A federal lawsuit filed Thursday by a pair of environmental advocacy groups accuses the U.S. Environmental Protection Agency of "wrongfully withholding test data and other vital information" regarding the presence of so-called "forever chemicals" in millions of fluorinated plastic containers.
The lawsuit—filed in the U.S. District Court in Washington, D.C. by Public Employees for Environmental Responsibility (PEER) and the Center for Environmental Health (CEH)—argues that the EPA is violating Toxic Substances Control Act (TSCA) disclosure requirements by improperly classifying health and safety data as trade secrets.
Referring to per- and polyfluoroalkyl substances—commonly known as forever chemicals because they do not biodegrade and accumulate in the human body—the suit also accuses the EPA of "denying the public access to the results of testing showing the levels of PFAS in fluorinated plastic containers and their contents along with the identities of the products in which these toxic materials are present."
PEER and CEH said that after they filed a Freedom of Information Act request "for documents shedding light on the health risks associated with PFAS in fluorinated containers," the EPA granted trade secret protection sought by Inhance Technologies, LLC.

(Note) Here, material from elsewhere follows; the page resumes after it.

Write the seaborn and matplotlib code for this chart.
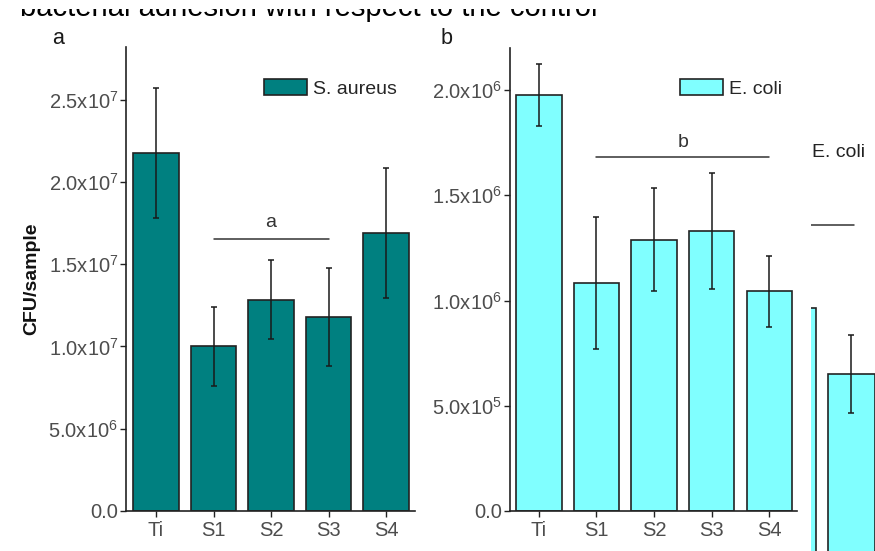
import matplotlib
matplotlib.use("Agg")
import matplotlib.pyplot as plt
from matplotlib.patches import Patch, Rectangle
import pandas as pd
import seaborn as sns

sns.set_theme(style="ticks")
plt.rcParams["font.family"] = ["Liberation Sans", "DejaVu Sans"]
plt.rcParams["mathtext.fontset"] = "custom"
plt.rcParams["mathtext.rm"] = "Liberation Sans"
plt.rcParams["mathtext.it"] = "Liberation Sans:italic"

# --- data ---
categories = ["Ti", "S1", "S2", "S3", "S4"]
aureus_mean = [2.175e7, 1.0e7, 1.284e7, 1.179e7, 1.691e7]
aureus_sd = [3.95e6, 2.4e6, 2.4e6, 2.95e6, 3.96e6]
ecoli_mean = [1.976e6, 1.084e6, 1.290e6, 1.329e6, 1.044e6]
ecoli_sd = [0.147e6, 0.313e6, 0.245e6, 0.276e6, 0.169e6]

# partial third panel cut off at the right edge
c_categories = ["Ti", "S1"]
c_mean = [1.286e6, 0.996e6]
c_sd = [0.15e6, 0.172e6]

a_ticks = [0, 5e6, 1e7, 1.5e7, 2e7, 2.5e7]
a_ticklabels = ["0.0", r"5.0x10$^6$", r"1.0x10$^7$", r"1.5x10$^7$", r"2.0x10$^7$", r"2.5x10$^7$"]
b_ticks = [0, 5e5, 1e6, 1.5e6, 2e6]
b_ticklabels = ["0.0", r"5.0x10$^5$", r"1.0x10$^6$", r"1.5x10$^6$", r"2.0x10$^6$"]

TEAL = "#008080"
CYAN = "#80FFFF"
EDGE = "#222222"
TICK_COL = "#4D4D4D"

fig = plt.figure(figsize=(8.75, 5.51), dpi=100)


def px_axes(x0, x1, y_top, y_bot):
    return fig.add_axes([x0 / 875, 1 - y_bot / 551, (x1 - x0) / 875, (y_bot - y_top) / 551])


def draw_panel(ax, mean, sd, color, ticks, ticklabels, ylim, xlim):
    df = pd.DataFrame({"sample": categories, "cfu": mean})
    sns.barplot(data=df, x="sample", y="cfu", color=color, saturation=1,
                edgecolor=EDGE, linewidth=1.2, width=0.79, ax=ax)
    ax.errorbar(x=range(len(categories)), y=mean, yerr=sd, fmt="none",
                ecolor="#1a1a1a", elinewidth=1.1, capsize=2.5, capthick=1.1)
    ax.set_ylim(*ylim)
    ax.set_xlim(*xlim)
    ax.set_yticks(ticks)
    ax.set_yticklabels(ticklabels)
    ax.set_xlabel("")
    ax.set_ylabel("")
    ax.tick_params(axis="y", labelsize=14.5, colors="#222222", labelcolor=TICK_COL,
                   length=4, width=1, direction="out", pad=1.5)
    ax.tick_params(axis="x", labelsize=14.5, colors="#222222", labelcolor=TICK_COL,
                   length=4, width=1, direction="out")
    sns.despine(ax=ax)
    for s in ["left", "bottom"]:
        ax.spines[s].set_color("#222222")
        ax.spines[s].set_linewidth(1.2)
    return Patch(facecolor=color, edgecolor=EDGE, linewidth=1.2)


# --- a: S. aureus ---
ax_a = px_axes(126, 415, 47, 511)
h_a = draw_panel(ax_a, aureus_mean, aureus_sd, TEAL, a_ticks, a_ticklabels,
                 (0, 2.82e7), (-0.52, 4.5))
ax_a.legend([h_a], ["S. aureus"], loc="upper left", bbox_to_anchor=(0.4775, 0.931),
            frameon=False, fontsize=14, handlelength=2.2, handleheight=0.9,
            borderpad=0, borderaxespad=0, handletextpad=0.3)
ax_a.plot([1, 3], [1.655e7, 1.655e7], color="#333333", lw=1.1)
ax_a.text(2, 1.725e7, "a", ha="center", va="baseline", fontsize=14, color="#333333")
ax_a.set_ylabel("CFU/sample", fontsize=14, fontweight="bold", color="#111111", labelpad=6)

# --- b: E. coli ---
ax_b = px_axes(510, 797, 48, 511)
h_b = draw_panel(ax_b, ecoli_mean, ecoli_sd, CYAN, b_ticks, b_ticklabels,
                 (0, 2.2e6), (-0.5, 4.48))
ax_b.legend([h_b], ["E. coli"], loc="upper left", bbox_to_anchor=(0.592, 0.933),
            frameon=False, fontsize=14, handlelength=2.2, handleheight=0.9,
            borderpad=0, borderaxespad=0, handletextpad=0.3)
ax_b.plot([1, 4], [1.684e6, 1.684e6], color="#333333", lw=1.1)
ax_b.text(2.5, 1.73e6, "b", ha="center", va="baseline", fontsize=14, color="#333333")

# --- c: partial panel cropped at the right edge ---
ax_c = px_axes(811, 1011, 100, 600)
df_c = pd.DataFrame({"sample": c_categories, "cfu": c_mean})
sns.barplot(data=df_c, x="sample", y="cfu", color=CYAN, saturation=1,
            edgecolor=EDGE, linewidth=1.2, width=0.79, ax=ax_c)
ax_c.errorbar(x=range(len(c_categories)), y=c_mean, yerr=c_sd, fmt="none",
              ecolor="#1a1a1a", elinewidth=1.1, capsize=2.5, capthick=1.1)
ax_c.set_xlim(0.308, 3.73)
ax_c.set_ylim(0, 2.2e6)
ax_c.plot([0, 1.05], [1.648e6, 1.648e6], color="#333333", lw=1.1)
ax_c.text(0.33, 1.97e6, "E. coli", ha="left", va="center", fontsize=14, color="#222222")
ax_c.axis("off")

# panel letters
fig.text(58 / 875, 1 - 38 / 551, "a", fontsize=15.5, color="#1a1a1a", ha="center", va="center")
fig.text(447 / 875, 1 - 38 / 551, "b", fontsize=15.5, color="#1a1a1a", ha="center", va="center")

# caption line of the source page, cropped by the top edge of the screenshot
fig.text(20 / 875, 1 - 15.5 / 551, "bacterial adhesion with respect to the control",
         fontsize=21, ha="left", va="baseline", color="black")
fig.patches.append(Rectangle((0, 1 - 9 / 551), 1, 9 / 551, transform=fig.transFigure,
                             facecolor="white", edgecolor="none", zorder=10))

fig.savefig("out.png", dpi=100)
plt.close(fig)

Fluorination involves the high-temperature application of fluorine gas to plastic containers to make them more resistant to discoloration and permeation by solvents.
As PEER explained:
PFAS chemicals are formed during the fluorination of high-density polyethylene plastic containers by Inhance Technologies, LLC of Houston, Texas. Inhance is the sole U.S. company conducting this type of fluorination. Studies by EPA, independent researchers, and Inhance itself show that PFAS leaches from the walls of containers into their contents, thus exposing millions of people to PFAS without their knowledge...
Inhance fluorinates 200 million containers a year which are used to package diverse products ranging from fuels to foodstuffs, cosmetics, and cleaning products which consumers and workers use on a daily basis.
"EPA has found that these containers constitute a public health threat, a long-awaited determination that also should encompass the public's right to know," CEH counsel Bob Sussman, who is also a former senior EPA official, said in a statement announcing the new lawsuit.
Used in a broad range of products from clothing to nonstick cookware to firefighting foam, PFAS is linked to cancers of the kidneys and testicles, low infant weight, suppressed immune function, and other adverse health effects. It is found in the blood of 99% of Americans and a similar percentage of people around the world.
"Given the unquestionably major public health stakes, EPA should be stepping up and maximizing access to health and safety data, but the agency is disclosing vital information only grudgingly and with lingering secrecy even though disclosure is mandated by TSCA," Sussman lamented.
Colleen Teubner, PEER's litigation and policy attorney, asserted that "the cloak of confidential business information cannot be used to hide health and safety studies as EPA is currently doing."
"By sitting on this critical information, EPA is advancing the private interests of a corporate violator and shirking its public health responsibilities," she added.
The new lawsuit follows a December 2022 court filing by PEER and CEH seeking to stop Inhance from generating forever chemicals during the manufacture of plastic containers.
Thousands of PFAS-related lawsuits have been launched in U.S. courts over recent decades.